» Task to complete: Without the pictures, can you quote each line below exactly?

» Recorded data:
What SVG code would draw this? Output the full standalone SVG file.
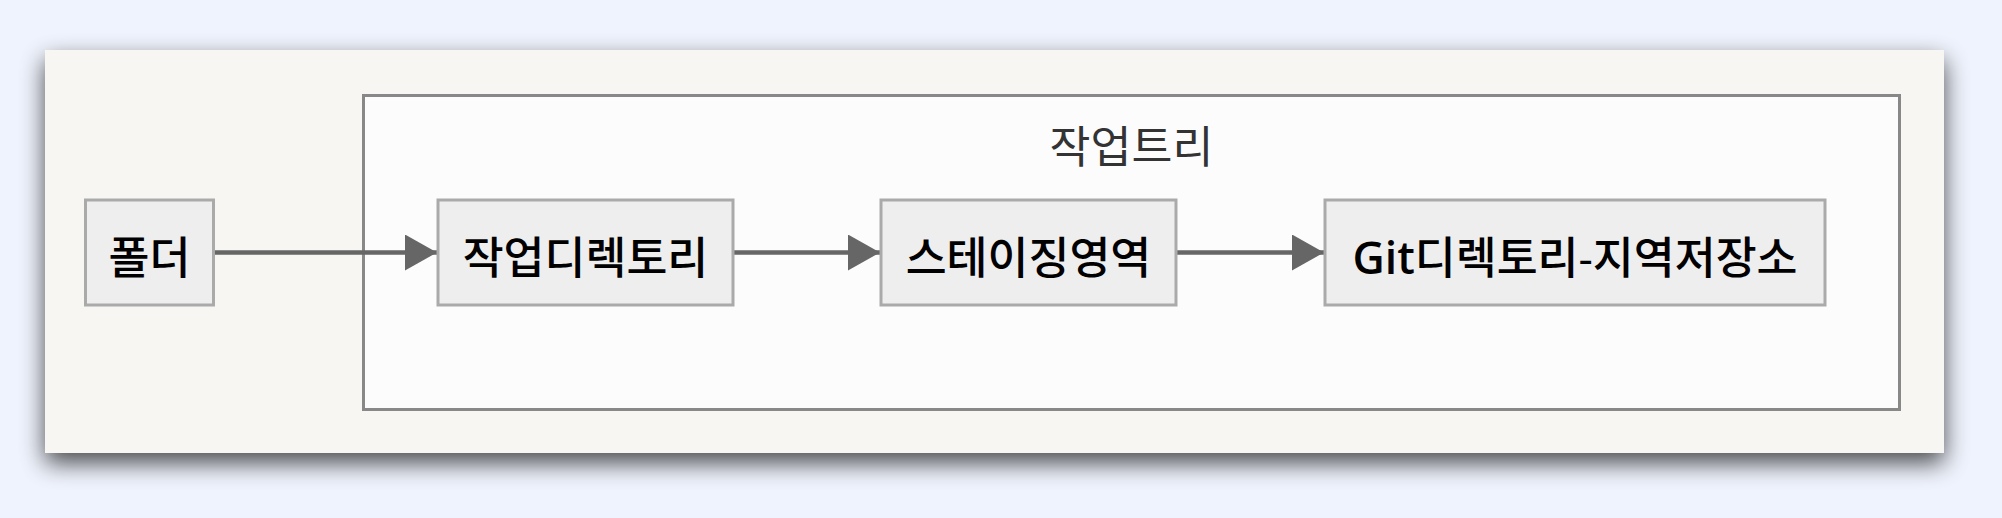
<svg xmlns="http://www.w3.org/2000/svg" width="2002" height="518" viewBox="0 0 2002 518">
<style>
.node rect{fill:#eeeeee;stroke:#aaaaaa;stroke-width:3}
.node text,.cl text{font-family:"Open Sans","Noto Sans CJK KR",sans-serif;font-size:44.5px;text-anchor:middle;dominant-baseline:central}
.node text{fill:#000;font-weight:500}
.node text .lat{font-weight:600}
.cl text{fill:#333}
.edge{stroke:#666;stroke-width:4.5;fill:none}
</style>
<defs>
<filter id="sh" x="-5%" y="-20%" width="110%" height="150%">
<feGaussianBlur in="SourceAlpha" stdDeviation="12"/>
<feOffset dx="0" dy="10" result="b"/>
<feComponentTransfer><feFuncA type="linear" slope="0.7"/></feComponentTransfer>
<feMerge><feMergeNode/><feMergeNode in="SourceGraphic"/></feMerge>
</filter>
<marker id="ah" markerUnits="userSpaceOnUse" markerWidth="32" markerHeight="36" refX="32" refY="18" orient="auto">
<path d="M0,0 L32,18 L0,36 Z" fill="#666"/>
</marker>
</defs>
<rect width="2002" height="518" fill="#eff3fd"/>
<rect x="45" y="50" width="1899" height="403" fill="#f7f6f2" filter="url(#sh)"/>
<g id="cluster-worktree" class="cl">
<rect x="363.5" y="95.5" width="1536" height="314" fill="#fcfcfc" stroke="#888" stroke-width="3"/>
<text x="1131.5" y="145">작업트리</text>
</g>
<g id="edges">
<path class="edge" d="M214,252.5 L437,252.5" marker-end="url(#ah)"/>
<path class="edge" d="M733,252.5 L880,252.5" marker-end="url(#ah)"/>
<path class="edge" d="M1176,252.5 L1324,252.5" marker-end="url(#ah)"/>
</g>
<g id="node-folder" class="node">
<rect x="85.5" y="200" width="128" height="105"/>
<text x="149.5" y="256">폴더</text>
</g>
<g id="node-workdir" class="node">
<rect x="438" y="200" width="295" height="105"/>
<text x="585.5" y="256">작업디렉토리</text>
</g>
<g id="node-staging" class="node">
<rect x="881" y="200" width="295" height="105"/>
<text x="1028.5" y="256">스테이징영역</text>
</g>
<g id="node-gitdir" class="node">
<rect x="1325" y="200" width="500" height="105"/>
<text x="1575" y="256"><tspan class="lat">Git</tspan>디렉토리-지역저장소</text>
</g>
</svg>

» Result below:
What SVG code would draw this? Output the full standalone SVG file.
<svg xmlns="http://www.w3.org/2000/svg" width="2002" height="518" viewBox="0 0 2002 518">
<style>
.node rect{fill:#eeeeee;stroke:#aaaaaa;stroke-width:3}
.node text,.cl text{font-family:"Open Sans","Noto Sans CJK KR",sans-serif;font-size:44.5px;text-anchor:middle;dominant-baseline:central}
.node text{fill:#000;font-weight:500}
.node text .lat{font-weight:600}
.cl text{fill:#333}
.edge{stroke:#666;stroke-width:4.5;fill:none}
</style>
<defs>
<filter id="sh" x="-5%" y="-20%" width="110%" height="150%">
<feGaussianBlur in="SourceAlpha" stdDeviation="12"/>
<feOffset dx="0" dy="10" result="b"/>
<feComponentTransfer><feFuncA type="linear" slope="0.7"/></feComponentTransfer>
<feMerge><feMergeNode/><feMergeNode in="SourceGraphic"/></feMerge>
</filter>
<marker id="ah" markerUnits="userSpaceOnUse" markerWidth="32" markerHeight="36" refX="32" refY="18" orient="auto">
<path d="M0,0 L32,18 L0,36 Z" fill="#666"/>
</marker>
</defs>
<rect width="2002" height="518" fill="#eff3fd"/>
<rect x="45" y="50" width="1899" height="403" fill="#f7f6f2" filter="url(#sh)"/>
<g id="cluster-worktree" class="cl">
<rect x="363.5" y="95.5" width="1536" height="314" fill="#fcfcfc" stroke="#888" stroke-width="3"/>
<text x="1131.5" y="145">작업트리</text>
</g>
<g id="edges">
<path class="edge" d="M214,252.5 L437,252.5" marker-end="url(#ah)"/>
<path class="edge" d="M733,252.5 L880,252.5" marker-end="url(#ah)"/>
<path class="edge" d="M1176,252.5 L1324,252.5" marker-end="url(#ah)"/>
</g>
<g id="node-folder" class="node">
<rect x="85.5" y="200" width="128" height="105"/>
<text x="149.5" y="256">폴더</text>
</g>
<g id="node-workdir" class="node">
<rect x="438" y="200" width="295" height="105"/>
<text x="585.5" y="256">작업디렉토리</text>
</g>
<g id="node-staging" class="node">
<rect x="881" y="200" width="295" height="105"/>
<text x="1028.5" y="256">스테이징영역</text>
</g>
<g id="node-gitdir" class="node">
<rect x="1325" y="200" width="500" height="105"/>
<text x="1575" y="256"><tspan class="lat">Git</tspan>디렉토리-지역저장소</text>
</g>
</svg>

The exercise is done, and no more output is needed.